If I told you that I'd already seen the play in question – Red, by John Logan – three times in London, would you think I was mad? You might if I told you that the combined ticket price of those three trips (£78) still wouldn't quite add up to how much a single ticket for its Broadway incarnation – same play, same cast – costs ($126 and a $4.50 fee, or £82).
But I loved the play and am curious to see it again in New York, the city in which it is set, and in which I currently live. Eventually, I reach the front of the queue and am offered a mid-range seat for $95 – more than my weekly household grocery budget. Biting the bullet and banishing the sickening thought that the top-price seat at London's Donmar Warehouse, where the play originated, cost £26, I hand over the money and head for the Golden Theater on 45th Street.
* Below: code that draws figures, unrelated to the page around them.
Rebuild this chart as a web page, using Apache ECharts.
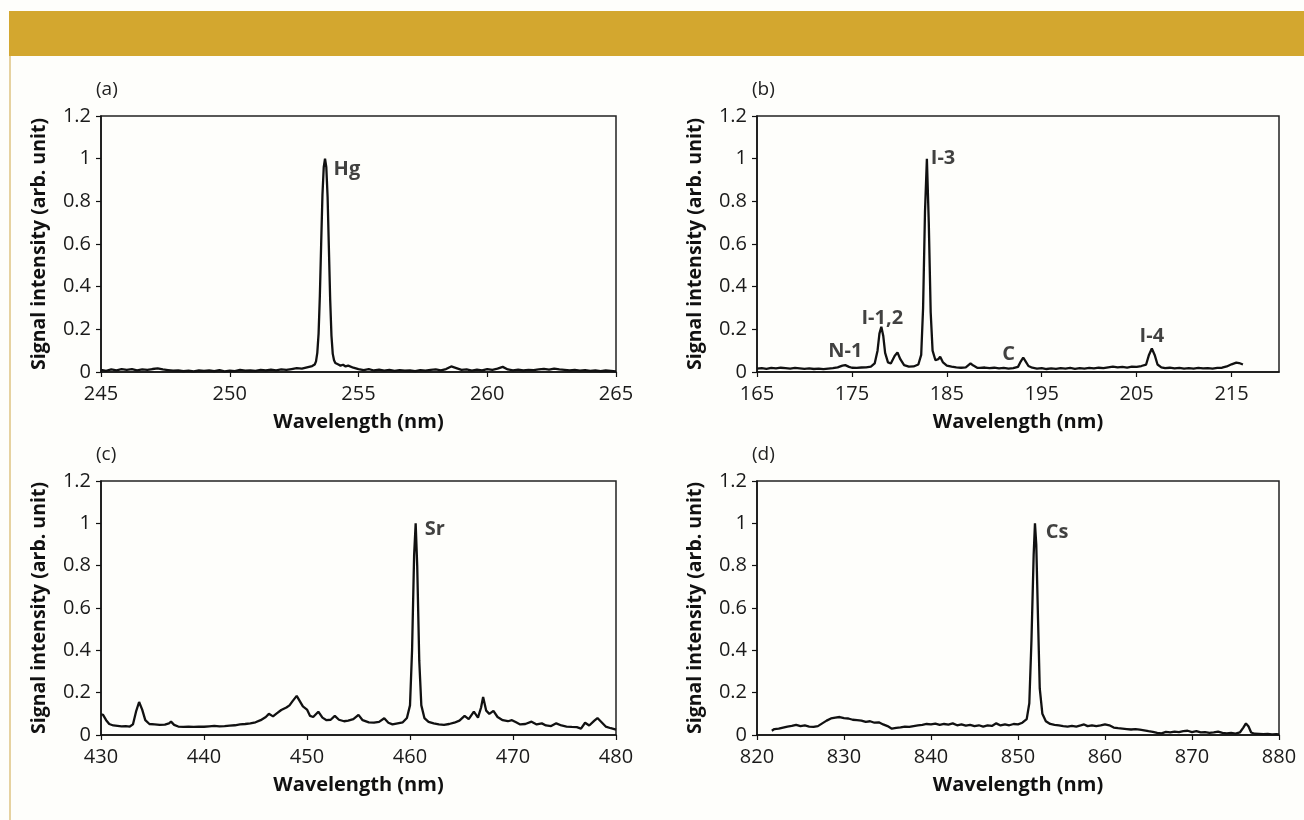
<!DOCTYPE html>
<html>
<head>
<meta charset="utf-8">
<script src="https://cdn.jsdelivr.net/npm/echarts@6/dist/echarts.min.js"></script>
<style>
html,body{margin:0;padding:0;background:#fefefb;}
#chart{width:1304px;height:820px;}
</style>
</head>
<body>
<div id="chart"></div>
<script>
// ---------- DATA ----------
const yTicks = [0, 0.2, 0.4, 0.6, 0.8, 1, 1.2];

// (a) Hg
const hgTicks = [245, 250, 255, 260, 265];
const hgWavelength = [245.0,245.2,245.4,245.6,245.8,246.0,246.2,246.4,246.6,246.8,247.0,247.2,247.4,247.6,247.8,248.0,248.2,248.4,248.6,248.8,249.0,249.2,249.4,249.6,249.8,250.0,250.2,250.4,250.6,250.8,251.0,251.2,251.4,251.6,251.8,252.0,252.2,252.4,252.6,252.8,253.0,253.2,253.3,253.35,253.4,253.45,253.5,253.55,253.6,253.65,253.7,253.75,253.8,253.85,253.9,253.95,254.0,254.05,254.1,254.2,254.3,254.4,254.5,254.6,254.8,255.0,255.2,255.4,255.6,255.8,256.0,256.2,256.4,256.6,256.8,257.0,257.2,257.4,257.6,257.8,258.0,258.2,258.4,258.6,258.8,259.0,259.2,259.4,259.6,259.8,260.0,260.2,260.4,260.6,260.8,261.0,261.2,261.4,261.6,261.8,262.0,262.2,262.4,262.6,262.8,263.0,263.2,263.4,263.6,263.8,264.0,264.2,264.4,264.6,264.8,265.0];
const hgIntensity = [0.010,0.005,0.012,0.008,0.014,0.010,0.013,0.008,0.012,0.010,0.014,0.017,0.012,0.009,0.006,0.008,0.004,0.006,0.003,0.007,0.005,0.008,0.004,0.009,0.003,0.006,0.004,0.010,0.006,0.008,0.005,0.010,0.007,0.011,0.008,0.012,0.010,0.014,0.018,0.016,0.022,0.028,0.035,0.050,0.090,0.180,0.360,0.600,0.830,0.960,1.000,0.960,0.820,0.580,0.340,0.170,0.085,0.055,0.042,0.036,0.030,0.034,0.026,0.030,0.020,0.014,0.009,0.013,0.007,0.011,0.006,0.010,0.005,0.009,0.006,0.008,0.004,0.009,0.006,0.010,0.012,0.008,0.014,0.026,0.018,0.010,0.012,0.006,0.011,0.008,0.014,0.010,0.016,0.024,0.012,0.008,0.011,0.007,0.010,0.009,0.012,0.015,0.011,0.016,0.012,0.010,0.007,0.010,0.006,0.009,0.005,0.008,0.004,0.007,0.005,0.003];
const hgLabels = [[254.55, 0.95, 'Hg']];

// (b) iodine
const iTicks = [165, 175, 185, 195, 205, 215];
const iWavelength = [165.0,165.5,166.0,166.5,167.0,167.5,168.0,168.5,169.0,169.5,170.0,170.5,171.0,171.5,172.0,172.5,173.0,173.5,174.0,174.3,174.7,175.0,175.5,176.0,176.5,177.0,177.4,177.7,177.9,178.1,178.3,178.5,178.8,179.1,179.5,179.8,180.1,180.5,181.0,181.5,182.0,182.3,182.5,182.7,182.9,183.1,183.3,183.5,183.8,184.1,184.3,184.6,185.0,185.5,186.0,186.5,187.0,187.5,187.8,188.2,188.5,189.0,189.5,190.0,190.5,191.0,191.5,192.0,192.5,192.8,193.05,193.3,193.6,194.0,194.5,195.0,195.5,196.0,196.5,197.0,197.5,198.0,198.5,199.0,199.5,200.0,200.5,201.0,201.5,202.0,202.5,203.0,203.5,204.0,204.5,205.0,205.5,206.0,206.3,206.6,206.9,207.2,207.6,208.0,208.5,209.0,209.5,210.0,210.5,211.0,211.5,212.0,212.5,213.0,213.5,214.0,214.5,215.0,215.5,215.8,216.2];
const iIntensity = [0.016,0.018,0.015,0.019,0.017,0.020,0.018,0.016,0.019,0.017,0.015,0.017,0.014,0.016,0.013,0.016,0.018,0.022,0.030,0.032,0.024,0.020,0.019,0.021,0.022,0.025,0.040,0.100,0.180,0.212,0.170,0.090,0.045,0.040,0.075,0.092,0.060,0.032,0.025,0.026,0.035,0.080,0.300,0.750,1.000,0.700,0.280,0.100,0.055,0.060,0.072,0.045,0.030,0.025,0.022,0.020,0.022,0.040,0.030,0.020,0.019,0.021,0.018,0.020,0.017,0.019,0.016,0.018,0.024,0.050,0.068,0.050,0.028,0.020,0.016,0.018,0.014,0.017,0.015,0.018,0.016,0.019,0.015,0.018,0.016,0.019,0.017,0.020,0.018,0.022,0.025,0.022,0.024,0.021,0.025,0.024,0.028,0.035,0.080,0.110,0.080,0.035,0.022,0.018,0.020,0.017,0.019,0.016,0.018,0.016,0.019,0.017,0.018,0.016,0.019,0.020,0.026,0.036,0.044,0.042,0.035];
const iLabels = [[174.3, 0.096, 'N-1'], [178.2, 0.25, 'I-1,2'], [184.6, 1.0, 'I-3'], [191.5, 0.083, 'C'], [206.6, 0.167, 'I-4']];

// (c) Sr
const srTicks = [430, 440, 450, 460, 470, 480];
const srWavelength = [430.0,430.2,430.5,430.8,431.2,431.6,432.0,432.4,432.8,433.1,433.4,433.7,434.0,434.3,434.7,435.2,435.7,436.2,436.6,436.8,437.1,437.5,438.0,438.5,439.0,439.5,440.0,440.5,441.0,441.5,442.0,442.5,443.0,443.5,444.0,444.5,445.0,445.5,446.0,446.3,446.7,447.0,447.5,448.0,448.3,448.6,449.0,449.3,449.6,450.0,450.3,450.6,451.1,451.5,451.9,452.3,452.7,453.1,453.6,454.0,454.5,455.0,455.4,456.0,456.5,457.0,457.5,457.9,458.3,458.8,459.3,459.7,460.0,460.2,460.4,460.55,460.7,460.9,461.1,461.4,461.8,462.3,462.8,463.3,463.8,464.3,464.8,465.3,465.7,466.2,466.6,466.9,467.1,467.4,467.7,468.1,468.5,469.0,469.5,469.9,470.3,470.7,471.2,471.8,472.3,472.8,473.2,473.7,474.2,474.7,475.2,475.7,476.2,476.6,477.0,477.4,477.9,478.2,478.6,479.0,479.5,480.0];
const srIntensity = [0.098,0.095,0.070,0.052,0.045,0.043,0.041,0.042,0.040,0.050,0.110,0.156,0.120,0.070,0.052,0.050,0.048,0.049,0.055,0.063,0.048,0.040,0.038,0.039,0.038,0.040,0.039,0.041,0.043,0.041,0.042,0.044,0.046,0.050,0.052,0.055,0.060,0.070,0.085,0.100,0.088,0.100,0.118,0.130,0.140,0.160,0.185,0.160,0.135,0.120,0.090,0.085,0.110,0.082,0.070,0.072,0.090,0.072,0.065,0.068,0.075,0.095,0.070,0.060,0.058,0.062,0.079,0.058,0.050,0.055,0.060,0.080,0.140,0.400,0.850,1.000,0.800,0.350,0.140,0.080,0.062,0.055,0.050,0.048,0.052,0.058,0.068,0.090,0.075,0.110,0.082,0.130,0.180,0.115,0.100,0.114,0.085,0.070,0.065,0.070,0.060,0.050,0.052,0.063,0.050,0.055,0.045,0.042,0.055,0.045,0.040,0.038,0.037,0.030,0.058,0.045,0.068,0.080,0.060,0.040,0.032,0.025];
const srLabels = [[462.4, 0.97, 'Sr']];

// (d) Cs
const csTicks = [820, 830, 840, 850, 860, 870, 880];
const csWavelength = [821.7,822.0,822.5,823.0,823.5,824.0,824.5,825.0,825.5,826.0,826.5,827.0,827.5,828.0,828.5,829.0,829.5,830.0,830.5,831.0,831.5,832.0,832.5,833.0,833.5,834.0,834.5,835.0,835.5,836.0,836.5,837.0,837.5,838.0,838.5,839.0,839.5,840.0,840.5,841.0,841.5,842.0,842.5,843.0,843.5,844.0,844.5,845.0,845.5,846.0,846.5,847.0,847.5,848.0,848.5,849.0,849.5,850.0,850.5,851.0,851.3,851.55,851.8,851.95,852.1,852.3,852.5,852.8,853.2,853.7,854.2,854.7,855.2,855.7,856.2,856.7,857.2,857.6,858.0,858.5,859.0,859.5,860.0,860.5,861.0,861.5,862.0,862.5,863.0,863.5,864.0,864.5,865.0,865.5,866.0,866.5,867.0,867.5,868.0,868.5,869.0,869.5,870.0,870.5,871.0,871.5,872.0,872.5,873.0,873.5,874.0,874.5,875.0,875.5,875.9,876.2,876.5,876.8,877.2,877.7,878.2,878.7,879.2,879.7,880.0];
const csIntensity = [0.020,0.028,0.030,0.035,0.040,0.043,0.048,0.042,0.045,0.040,0.038,0.042,0.055,0.068,0.078,0.082,0.085,0.080,0.078,0.072,0.070,0.068,0.062,0.065,0.058,0.060,0.050,0.042,0.030,0.034,0.036,0.040,0.038,0.042,0.045,0.048,0.052,0.050,0.054,0.048,0.052,0.049,0.055,0.046,0.050,0.044,0.048,0.042,0.046,0.040,0.045,0.043,0.055,0.045,0.050,0.046,0.052,0.050,0.058,0.075,0.150,0.450,0.850,1.000,0.900,0.550,0.220,0.100,0.065,0.052,0.048,0.045,0.042,0.040,0.043,0.040,0.045,0.050,0.042,0.046,0.042,0.045,0.050,0.046,0.035,0.032,0.030,0.028,0.026,0.028,0.025,0.022,0.018,0.015,0.010,0.008,0.015,0.012,0.016,0.014,0.018,0.020,0.014,0.018,0.012,0.014,0.010,0.012,0.016,0.010,0.008,0.010,0.007,0.012,0.035,0.055,0.040,0.012,0.006,0.005,0.004,0.005,0.003,0.004,0.003];
const csLabels = [[854.5, 0.958, 'Cs']];

// ---------- CHART ----------
const FONT = 'Open Sans';
const panels = [
  {x: hgWavelength, y: hgIntensity, ticks: hgTicks, min: 245, max: 265, labels: hgLabels, tag: '(a)',
   grid: {left: 101, top: 116, width: 515, height: 256}},
  {x: iWavelength, y: iIntensity, ticks: iTicks, min: 165, max: 220, labels: iLabels, tag: '(b)',
   grid: {left: 757, top: 116, width: 522, height: 256}},
  {x: srWavelength, y: srIntensity, ticks: srTicks, min: 430, max: 480, labels: srLabels, tag: '(c)',
   grid: {left: 101, top: 481, width: 515, height: 254}},
  {x: csWavelength, y: csIntensity, ticks: csTicks, min: 820, max: 880, labels: csLabels, tag: '(d)',
   grid: {left: 757, top: 481, width: 522, height: 254}}
];

const grids = [], xAxes = [], yAxes = [], series = [], graphics = [];
graphics.push({type: 'rect', left: 9, top: 11, shape: {width: 1295, height: 45}, style: {fill: '#d3a72f'}, silent: true});
graphics.push({type: 'line', shape: {x1: 10, y1: 56, x2: 10, y2: 820}, style: {stroke: '#e6d2a0', lineWidth: 2}, silent: true});

panels.forEach((p, i) => {
  grids.push(Object.assign({show: true, borderColor: '#222', borderWidth: 1.5, backgroundColor: 'transparent'}, p.grid));
  xAxes.push({
    gridIndex: i, type: 'value', min: p.min, max: p.max,
    name: 'Wavelength (nm)', nameLocation: 'middle', nameGap: 40,
    nameTextStyle: {fontFamily: FONT, fontWeight: 'bold', fontSize: 20, color: '#111'},
    axisLine: {lineStyle: {color: '#111', width: 1.5}},
    axisTick: {show: true, length: 5, customValues: p.ticks, lineStyle: {color: '#111', width: 1.2}},
    axisLabel: {customValues: p.ticks, margin: 12, fontFamily: FONT, fontSize: 20, color: '#1a1a1a'},
    splitLine: {show: false}
  });
  yAxes.push({
    gridIndex: i, type: 'value', min: 0, max: 1.2,
    name: 'Signal intensity (arb. unit)', nameLocation: 'middle', nameGap: 52,
    nameTextStyle: {fontFamily: FONT, fontWeight: 'bold', fontSize: 19.5, color: '#111'},
    axisLine: {lineStyle: {color: '#111', width: 1.5}},
    axisTick: {show: true, length: 5, customValues: yTicks, lineStyle: {color: '#111', width: 1.2}},
    axisLabel: {customValues: yTicks, margin: 10, fontFamily: FONT, fontSize: 20, color: '#1a1a1a'},
    splitLine: {show: false}
  });
  series.push({
    type: 'line', xAxisIndex: i, yAxisIndex: i, showSymbol: false, symbol: 'none',
    data: p.x.map((w, k) => [w, p.y[k]]),
    lineStyle: {color: '#111', width: 2.3}, animation: false, silent: true
  });
  series.push({
    type: 'scatter', xAxisIndex: i, yAxisIndex: i, symbolSize: 0,
    data: p.labels,
    label: {show: true, position: 'inside', formatter: d => d.data[2],
      fontFamily: FONT, fontWeight: 'bold', fontSize: 20, color: '#111'},
    animation: false, silent: true
  });
  graphics.push({type: 'text', left: p.grid.left - 5, top: p.grid.top - 36,
    style: {text: p.tag, fontFamily: FONT, fontSize: 19, fill: '#222'}, silent: true});
});

const chart = echarts.init(document.getElementById('chart'));
chart.setOption({
  backgroundColor: '#fefefb',
  animation: false,
  grid: grids, xAxis: xAxes, yAxis: yAxes, series: series, graphic: graphics
});
</script>
</body>
</html>
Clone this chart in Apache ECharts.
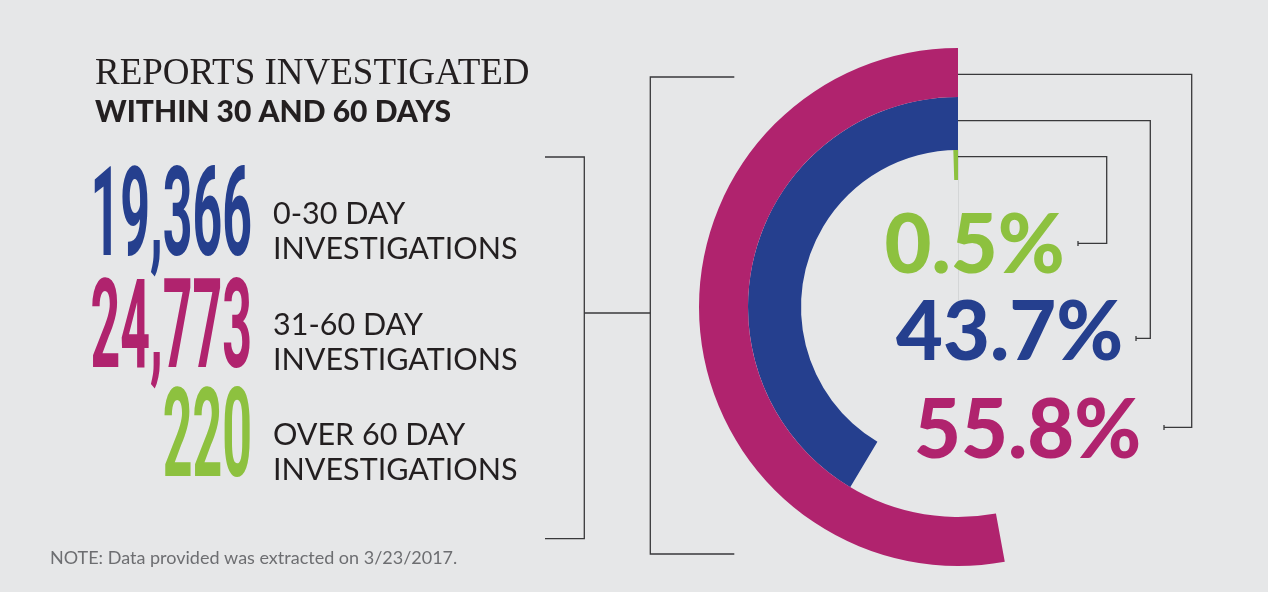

Welcome to New York, one of the cultural capitals of the world; a culture funded overwhelmingly by philanthropy and private sponsorship and presumably, therefore, the sort of model Jeremy Hunt had in mind when he recently announced his intention to slash the UK culture budget by up to 50 per cent, asking the arts world to lean more on individual and corporate donors. Supposing this were possible, what would this new funding model really mean for Britain's culture? New York is the ideal city from which to explore the question of what happens to the arts when private money runs the show.
In New York there are 36 Broadway theatres, 370 non-profit theatres, 95 orchestras, 330 dance companies, and 1,000-odd galleries and museums, although it's hard to keep exact track. As with so many other things in the city, whatever you're seeking you can probably find it, but you have to be able to pay for it.
Art here is eye-wateringly, and often prohibitively, expensive. In London this summer you can see the finest musicians in the world for £5 at the Proms; plays that will end up on Broadway for £10 at the National Theatre; an opera at Covent Garden for the same; and your pick of world-class museums and galleries for free.
In New York, the average Broadway ticket is $120; a trip to the Metropolitan Opera will realistically set you back between $100 and $250 unless you can afford to take time off work to queue for a "rush" ticket; most museums and galleries, even those extravagantly endowed by beneficent individuals, will charge you an admission fee of $20.
When Lee Hall's The Pitmen Painters opens in New York later this year, a pair of premium seats will cost more than the weekly wages of some of the staff at Newcastle's Live Theatre, where the play was first staged in 2007.